The O is doing an interesting series on the growing legal problems between home builders and new homeowners who are stuck with a shoddy product. Who would have ever believed shoddy condos and townhouses have been built in Portland's glamorous Pearl District? Well they have, and owners are paying the price because builders who went on the cheap are trying to do everything possible to legally distance themselves from the problems they've built. Builders are using legal loopholes to set up "special purpose corporations" which ultimately act as shields that protect the developers from their responsibilities. The case of the Johnson Street Townhouses is typical:
The developer, Johnson Northwest, is what is called a special purpose corporation formed expressly to build and sell the Johnson Street Townhouses. It is controlled by Tiffany Sweitzer, president of Hoyt Street Properties. Joe Weston and Clay Fowler, wealthy investors in Hoyt, both purchased stakes in Johnson Northwest.
Developers commonly build new projects under the umbrella of newly formed corporations, which help shield them and any parent company from losses if the building is embroiled in a legal dispute.
As is typical in these cases, by the time Johnson Street residents sued, Johnson Northwest had few assets other than its liability insurance.
Insurance companies have taken note and are now pulling out of the construction liability business entirely, as Mutual of Enumclaw has, or are limiting their own liability by raising rates on builders and excluding claims that involve mold and rot, which are the biggest problems in today's home building business. As reported in the second part of this series in today's O, the spokesperson for Zurich North America, one of America's largest insurance companies, explains why they've taken drastic measures to limit their coverage:
The ways homes are being constructed and the materials that are being used gave rise to more incidences of construction defects...

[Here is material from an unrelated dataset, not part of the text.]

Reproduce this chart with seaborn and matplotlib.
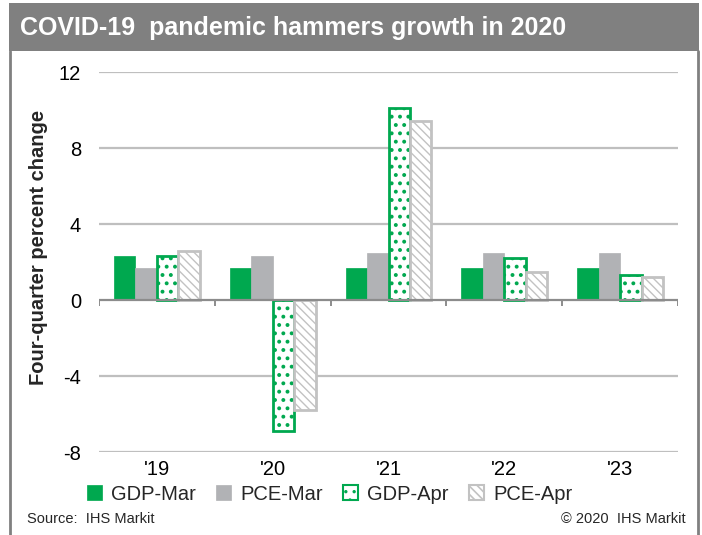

Builders have options when it comes to the materials they use. For example the contractors whom the Johnson Street owners hired to do repairs found that the builders had used an inferior product to frame the windows. It saved the builders thousands of dollars, but in the end the frames held water and became havens for mold.
With this in mind, even Homer Simpson would assume that the home builders would get their act together and change their building practices in order to prevent the common problems that are plaguing today's new homes. Instead they're taking the fight to state legislatures across the country, and that includes Salem. The Oregon Home Builders Association is aggressively lobbying our representatives in Salem to get laws passed that would essentially let them off the hook for the lemons their members are building.
They use powerful frames like "businesses are being lost" and "small towns are being damaged." Yeah, because the houses being built in those "small towns" are pieces of crap. And of course the term "frivolous lawsuits" is commonly used. The reality is, home builders are using frivolous materials to build frivolous homes that they turn around and sell for hundreds of thousands of dollars in profits and then run for their lives to their next frivolous building project.
Our problem is, the Oregon Home Builders Association brought their issue to Salem before consumer groups brought theirs. In doing so, the builders chose the playing field and started writing the rules of the debate before consumer advocates even got to the game:
There is no advocacy group representing homeowners at the Capitol, a fact that shaped the debate during committee hearings this spring. While contractor hard-luck stories were common, questions about building longevity, construction quality and factors that might be contributing to defective homes got little attention.
Let's get the game played on our field. What's it going to take? In the bigger picture, it's not just about the homes we buy, it's also about the quality of medical care we receive, the safety of the cars we purchase, the food we eat, the air we breathe... it's about what kind of country we want to live in. Jefferson Smith of the Bus Project once told me that by the time most people realize there's a problem, big business has already successfully lobbied our state's representatives to pass laws that protect and favor them. We have to be faster.